The task >> Copy out each line of the data holding "this".

=== Data rows ===

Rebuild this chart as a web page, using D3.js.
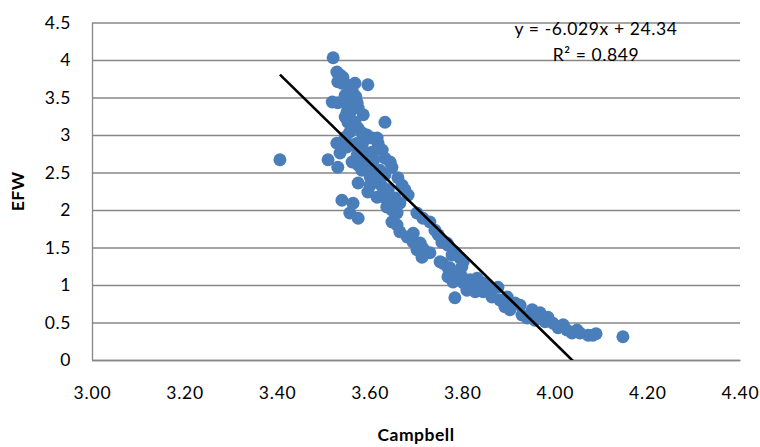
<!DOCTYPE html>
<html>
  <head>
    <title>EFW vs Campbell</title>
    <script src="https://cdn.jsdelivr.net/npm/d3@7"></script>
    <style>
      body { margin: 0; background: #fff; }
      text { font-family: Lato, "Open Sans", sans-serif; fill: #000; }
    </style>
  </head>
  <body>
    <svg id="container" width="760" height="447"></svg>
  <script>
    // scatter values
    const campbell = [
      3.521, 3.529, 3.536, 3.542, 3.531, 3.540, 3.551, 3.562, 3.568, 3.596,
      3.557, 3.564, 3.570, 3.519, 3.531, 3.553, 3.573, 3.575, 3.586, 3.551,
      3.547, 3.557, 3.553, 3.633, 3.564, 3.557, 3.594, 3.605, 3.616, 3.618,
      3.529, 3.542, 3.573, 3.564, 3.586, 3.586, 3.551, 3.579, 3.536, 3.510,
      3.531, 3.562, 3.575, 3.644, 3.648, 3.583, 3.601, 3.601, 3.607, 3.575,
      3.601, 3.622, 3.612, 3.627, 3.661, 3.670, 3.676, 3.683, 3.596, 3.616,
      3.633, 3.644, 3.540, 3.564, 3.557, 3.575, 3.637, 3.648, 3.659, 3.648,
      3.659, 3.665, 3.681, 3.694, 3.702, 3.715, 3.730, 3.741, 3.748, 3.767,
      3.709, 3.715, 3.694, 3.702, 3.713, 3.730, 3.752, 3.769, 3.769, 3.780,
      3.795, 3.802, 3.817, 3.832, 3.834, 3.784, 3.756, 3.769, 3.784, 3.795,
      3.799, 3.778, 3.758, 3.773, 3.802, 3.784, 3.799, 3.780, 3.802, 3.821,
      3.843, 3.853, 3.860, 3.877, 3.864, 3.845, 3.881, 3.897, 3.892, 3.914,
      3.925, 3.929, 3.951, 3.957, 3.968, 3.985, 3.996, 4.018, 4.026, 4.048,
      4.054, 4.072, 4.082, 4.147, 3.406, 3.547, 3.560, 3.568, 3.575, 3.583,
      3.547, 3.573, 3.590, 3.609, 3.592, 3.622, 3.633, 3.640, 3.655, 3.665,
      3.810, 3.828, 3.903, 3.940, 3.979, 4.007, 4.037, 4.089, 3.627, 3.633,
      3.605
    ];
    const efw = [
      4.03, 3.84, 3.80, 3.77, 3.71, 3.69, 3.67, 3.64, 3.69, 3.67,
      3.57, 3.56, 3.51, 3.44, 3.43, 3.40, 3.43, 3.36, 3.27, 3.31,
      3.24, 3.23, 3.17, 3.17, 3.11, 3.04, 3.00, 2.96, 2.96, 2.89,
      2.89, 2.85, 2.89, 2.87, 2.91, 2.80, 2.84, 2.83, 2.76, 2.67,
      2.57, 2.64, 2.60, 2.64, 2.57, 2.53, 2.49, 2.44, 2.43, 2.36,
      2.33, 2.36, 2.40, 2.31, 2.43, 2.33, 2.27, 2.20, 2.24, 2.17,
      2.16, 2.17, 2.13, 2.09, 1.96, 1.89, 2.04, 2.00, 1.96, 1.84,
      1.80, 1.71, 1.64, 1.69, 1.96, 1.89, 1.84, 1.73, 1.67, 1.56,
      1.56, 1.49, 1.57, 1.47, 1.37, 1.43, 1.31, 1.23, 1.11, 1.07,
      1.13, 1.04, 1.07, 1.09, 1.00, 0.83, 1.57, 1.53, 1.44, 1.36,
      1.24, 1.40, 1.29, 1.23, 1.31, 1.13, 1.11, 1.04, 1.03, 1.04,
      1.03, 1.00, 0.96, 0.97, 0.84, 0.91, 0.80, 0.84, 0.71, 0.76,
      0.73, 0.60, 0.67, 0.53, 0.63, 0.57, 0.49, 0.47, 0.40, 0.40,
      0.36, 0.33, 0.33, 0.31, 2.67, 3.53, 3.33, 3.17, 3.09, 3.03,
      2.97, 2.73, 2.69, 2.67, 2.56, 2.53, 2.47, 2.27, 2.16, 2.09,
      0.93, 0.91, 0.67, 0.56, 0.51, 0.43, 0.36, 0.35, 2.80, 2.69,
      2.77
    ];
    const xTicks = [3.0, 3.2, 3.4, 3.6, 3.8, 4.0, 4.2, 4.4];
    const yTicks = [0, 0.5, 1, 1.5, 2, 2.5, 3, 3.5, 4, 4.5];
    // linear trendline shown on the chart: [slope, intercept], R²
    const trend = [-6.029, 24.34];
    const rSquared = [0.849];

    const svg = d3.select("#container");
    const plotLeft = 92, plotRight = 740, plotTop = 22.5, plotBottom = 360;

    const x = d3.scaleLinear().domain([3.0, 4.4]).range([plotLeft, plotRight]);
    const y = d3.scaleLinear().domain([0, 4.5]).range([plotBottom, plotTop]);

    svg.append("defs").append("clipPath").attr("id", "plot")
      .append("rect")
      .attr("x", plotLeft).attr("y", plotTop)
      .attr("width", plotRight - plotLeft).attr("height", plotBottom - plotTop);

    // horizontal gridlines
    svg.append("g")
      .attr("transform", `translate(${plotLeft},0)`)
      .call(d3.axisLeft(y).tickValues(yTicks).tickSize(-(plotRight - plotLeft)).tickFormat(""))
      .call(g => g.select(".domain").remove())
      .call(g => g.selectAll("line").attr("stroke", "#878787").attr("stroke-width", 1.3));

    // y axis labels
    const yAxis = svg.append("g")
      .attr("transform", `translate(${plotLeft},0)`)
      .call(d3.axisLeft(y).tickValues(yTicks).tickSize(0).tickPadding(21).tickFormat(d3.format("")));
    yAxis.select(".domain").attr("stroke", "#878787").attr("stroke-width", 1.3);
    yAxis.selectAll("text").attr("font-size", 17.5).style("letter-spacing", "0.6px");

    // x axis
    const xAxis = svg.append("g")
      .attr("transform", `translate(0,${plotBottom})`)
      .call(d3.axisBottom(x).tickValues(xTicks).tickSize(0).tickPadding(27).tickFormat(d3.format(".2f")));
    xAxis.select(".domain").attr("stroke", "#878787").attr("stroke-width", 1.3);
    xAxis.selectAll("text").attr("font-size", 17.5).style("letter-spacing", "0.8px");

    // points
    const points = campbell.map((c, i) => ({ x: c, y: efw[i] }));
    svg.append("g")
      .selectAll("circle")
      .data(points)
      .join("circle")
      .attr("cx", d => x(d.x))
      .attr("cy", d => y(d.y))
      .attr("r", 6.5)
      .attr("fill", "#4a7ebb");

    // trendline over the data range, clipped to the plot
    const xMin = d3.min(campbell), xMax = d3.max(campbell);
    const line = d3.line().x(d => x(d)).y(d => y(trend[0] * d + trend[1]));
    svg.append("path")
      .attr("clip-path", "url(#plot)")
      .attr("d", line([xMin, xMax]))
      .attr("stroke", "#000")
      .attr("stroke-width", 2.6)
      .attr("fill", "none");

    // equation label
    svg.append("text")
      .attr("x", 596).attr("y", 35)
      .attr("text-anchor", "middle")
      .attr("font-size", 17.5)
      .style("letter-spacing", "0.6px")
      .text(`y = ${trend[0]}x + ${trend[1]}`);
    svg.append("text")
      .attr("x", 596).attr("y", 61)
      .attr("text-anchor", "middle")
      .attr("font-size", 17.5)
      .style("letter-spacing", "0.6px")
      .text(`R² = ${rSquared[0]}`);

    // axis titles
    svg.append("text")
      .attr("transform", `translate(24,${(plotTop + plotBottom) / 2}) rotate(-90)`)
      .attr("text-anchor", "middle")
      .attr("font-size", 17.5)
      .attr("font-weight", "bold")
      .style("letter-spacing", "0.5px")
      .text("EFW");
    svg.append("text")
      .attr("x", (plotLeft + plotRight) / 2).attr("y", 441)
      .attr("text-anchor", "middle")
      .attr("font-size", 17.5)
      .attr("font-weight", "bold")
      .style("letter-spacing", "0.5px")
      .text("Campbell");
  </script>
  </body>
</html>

===
=== Data rows ===

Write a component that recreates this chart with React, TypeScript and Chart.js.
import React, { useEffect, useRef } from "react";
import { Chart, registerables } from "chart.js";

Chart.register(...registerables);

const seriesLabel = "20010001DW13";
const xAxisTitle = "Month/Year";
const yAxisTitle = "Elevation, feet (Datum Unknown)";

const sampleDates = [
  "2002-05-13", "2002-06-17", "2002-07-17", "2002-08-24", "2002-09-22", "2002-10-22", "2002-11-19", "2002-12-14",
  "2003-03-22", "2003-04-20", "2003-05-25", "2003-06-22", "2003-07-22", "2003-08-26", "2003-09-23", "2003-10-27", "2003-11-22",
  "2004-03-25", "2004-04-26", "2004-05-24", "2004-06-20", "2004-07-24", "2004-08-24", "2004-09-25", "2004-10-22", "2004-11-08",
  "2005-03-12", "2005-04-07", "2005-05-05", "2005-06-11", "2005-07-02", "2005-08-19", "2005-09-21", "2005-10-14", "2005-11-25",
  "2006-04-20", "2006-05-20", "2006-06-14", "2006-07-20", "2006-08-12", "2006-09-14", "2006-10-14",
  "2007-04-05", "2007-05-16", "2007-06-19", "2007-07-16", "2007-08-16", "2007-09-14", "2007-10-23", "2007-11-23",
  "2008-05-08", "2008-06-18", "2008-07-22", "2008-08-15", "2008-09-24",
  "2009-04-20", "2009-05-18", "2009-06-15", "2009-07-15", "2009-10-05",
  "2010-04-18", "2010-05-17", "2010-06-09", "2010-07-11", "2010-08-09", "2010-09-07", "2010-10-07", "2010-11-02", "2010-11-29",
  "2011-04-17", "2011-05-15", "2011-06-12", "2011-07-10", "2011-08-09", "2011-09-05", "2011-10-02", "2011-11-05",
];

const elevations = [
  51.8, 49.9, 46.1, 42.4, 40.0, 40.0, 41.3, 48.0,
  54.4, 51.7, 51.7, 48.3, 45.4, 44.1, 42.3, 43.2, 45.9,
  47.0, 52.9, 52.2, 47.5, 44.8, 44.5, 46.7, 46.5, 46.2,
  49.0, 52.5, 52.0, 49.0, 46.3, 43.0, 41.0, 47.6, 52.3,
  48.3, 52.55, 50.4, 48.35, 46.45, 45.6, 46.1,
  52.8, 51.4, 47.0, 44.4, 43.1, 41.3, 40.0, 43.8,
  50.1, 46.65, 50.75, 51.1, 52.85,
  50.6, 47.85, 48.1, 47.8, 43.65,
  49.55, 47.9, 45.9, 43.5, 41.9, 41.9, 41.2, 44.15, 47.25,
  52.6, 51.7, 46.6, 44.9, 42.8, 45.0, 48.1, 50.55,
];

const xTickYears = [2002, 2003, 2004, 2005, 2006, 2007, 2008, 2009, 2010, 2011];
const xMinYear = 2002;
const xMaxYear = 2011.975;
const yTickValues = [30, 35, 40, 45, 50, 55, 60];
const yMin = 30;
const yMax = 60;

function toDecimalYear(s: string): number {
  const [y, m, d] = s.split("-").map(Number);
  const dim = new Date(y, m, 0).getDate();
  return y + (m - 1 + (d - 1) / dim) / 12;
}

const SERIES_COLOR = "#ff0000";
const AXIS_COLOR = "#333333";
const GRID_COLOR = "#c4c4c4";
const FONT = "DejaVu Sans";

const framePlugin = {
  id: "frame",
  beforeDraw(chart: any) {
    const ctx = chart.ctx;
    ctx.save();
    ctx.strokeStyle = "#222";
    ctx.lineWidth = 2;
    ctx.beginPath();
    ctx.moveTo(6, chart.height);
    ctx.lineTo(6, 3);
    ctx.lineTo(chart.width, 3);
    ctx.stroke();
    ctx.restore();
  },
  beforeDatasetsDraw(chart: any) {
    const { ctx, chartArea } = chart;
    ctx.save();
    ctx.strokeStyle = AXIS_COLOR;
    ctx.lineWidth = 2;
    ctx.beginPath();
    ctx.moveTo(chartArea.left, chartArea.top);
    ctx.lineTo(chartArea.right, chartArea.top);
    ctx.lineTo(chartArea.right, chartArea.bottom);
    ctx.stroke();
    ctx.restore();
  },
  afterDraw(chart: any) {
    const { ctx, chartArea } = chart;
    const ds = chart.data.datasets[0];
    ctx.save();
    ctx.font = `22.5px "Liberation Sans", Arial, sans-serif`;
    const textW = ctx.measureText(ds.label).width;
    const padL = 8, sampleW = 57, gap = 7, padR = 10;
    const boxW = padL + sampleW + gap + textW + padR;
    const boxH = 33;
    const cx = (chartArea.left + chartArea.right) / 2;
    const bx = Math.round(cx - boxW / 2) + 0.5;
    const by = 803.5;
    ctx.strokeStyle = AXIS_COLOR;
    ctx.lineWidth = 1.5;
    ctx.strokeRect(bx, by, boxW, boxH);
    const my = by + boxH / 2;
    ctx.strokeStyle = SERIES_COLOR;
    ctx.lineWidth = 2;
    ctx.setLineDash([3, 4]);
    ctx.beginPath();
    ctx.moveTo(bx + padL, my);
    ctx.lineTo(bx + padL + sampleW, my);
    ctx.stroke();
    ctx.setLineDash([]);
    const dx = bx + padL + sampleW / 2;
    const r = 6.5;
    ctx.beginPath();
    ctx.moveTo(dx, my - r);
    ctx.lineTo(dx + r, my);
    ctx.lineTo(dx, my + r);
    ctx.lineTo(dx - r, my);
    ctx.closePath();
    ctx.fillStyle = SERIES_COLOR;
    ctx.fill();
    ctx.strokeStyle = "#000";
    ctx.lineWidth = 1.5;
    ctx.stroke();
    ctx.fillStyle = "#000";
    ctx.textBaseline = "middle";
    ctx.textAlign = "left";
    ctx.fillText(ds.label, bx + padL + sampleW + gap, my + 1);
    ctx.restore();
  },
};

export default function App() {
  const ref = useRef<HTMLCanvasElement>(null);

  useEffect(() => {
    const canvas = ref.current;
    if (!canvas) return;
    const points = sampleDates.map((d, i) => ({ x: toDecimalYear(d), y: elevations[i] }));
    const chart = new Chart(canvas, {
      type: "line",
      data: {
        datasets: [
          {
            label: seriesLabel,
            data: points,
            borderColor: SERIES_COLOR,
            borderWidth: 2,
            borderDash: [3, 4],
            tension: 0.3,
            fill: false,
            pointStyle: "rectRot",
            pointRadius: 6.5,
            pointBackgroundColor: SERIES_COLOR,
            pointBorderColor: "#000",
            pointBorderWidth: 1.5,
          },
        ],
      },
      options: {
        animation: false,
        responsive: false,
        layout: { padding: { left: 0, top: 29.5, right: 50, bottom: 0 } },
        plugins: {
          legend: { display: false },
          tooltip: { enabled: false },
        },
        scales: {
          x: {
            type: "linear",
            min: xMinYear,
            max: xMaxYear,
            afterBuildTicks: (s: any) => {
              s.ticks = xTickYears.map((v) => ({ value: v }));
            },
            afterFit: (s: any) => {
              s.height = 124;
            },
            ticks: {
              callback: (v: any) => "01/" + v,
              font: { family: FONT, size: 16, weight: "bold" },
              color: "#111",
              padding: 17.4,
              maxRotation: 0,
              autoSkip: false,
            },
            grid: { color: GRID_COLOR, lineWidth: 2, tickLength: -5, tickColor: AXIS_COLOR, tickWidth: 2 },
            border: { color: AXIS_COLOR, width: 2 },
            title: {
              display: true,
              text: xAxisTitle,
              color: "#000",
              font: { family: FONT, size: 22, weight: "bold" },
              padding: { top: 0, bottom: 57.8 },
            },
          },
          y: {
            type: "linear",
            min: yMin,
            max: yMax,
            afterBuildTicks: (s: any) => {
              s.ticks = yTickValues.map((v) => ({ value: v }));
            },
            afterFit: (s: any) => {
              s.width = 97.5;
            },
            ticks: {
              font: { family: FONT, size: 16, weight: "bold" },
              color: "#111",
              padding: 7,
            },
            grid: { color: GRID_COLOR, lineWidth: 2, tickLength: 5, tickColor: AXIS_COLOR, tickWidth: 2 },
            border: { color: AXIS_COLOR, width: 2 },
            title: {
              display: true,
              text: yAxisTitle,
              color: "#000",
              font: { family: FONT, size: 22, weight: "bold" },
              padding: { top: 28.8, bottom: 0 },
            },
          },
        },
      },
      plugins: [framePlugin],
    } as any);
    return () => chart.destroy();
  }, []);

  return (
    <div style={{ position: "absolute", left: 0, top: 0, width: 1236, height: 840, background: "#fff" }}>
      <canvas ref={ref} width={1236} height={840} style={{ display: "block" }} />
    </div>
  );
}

===

Answer to the problem >>
Rebuild this chart as a web page, using D3.js.
Write a component that recreates this chart with React, TypeScript and Chart.js.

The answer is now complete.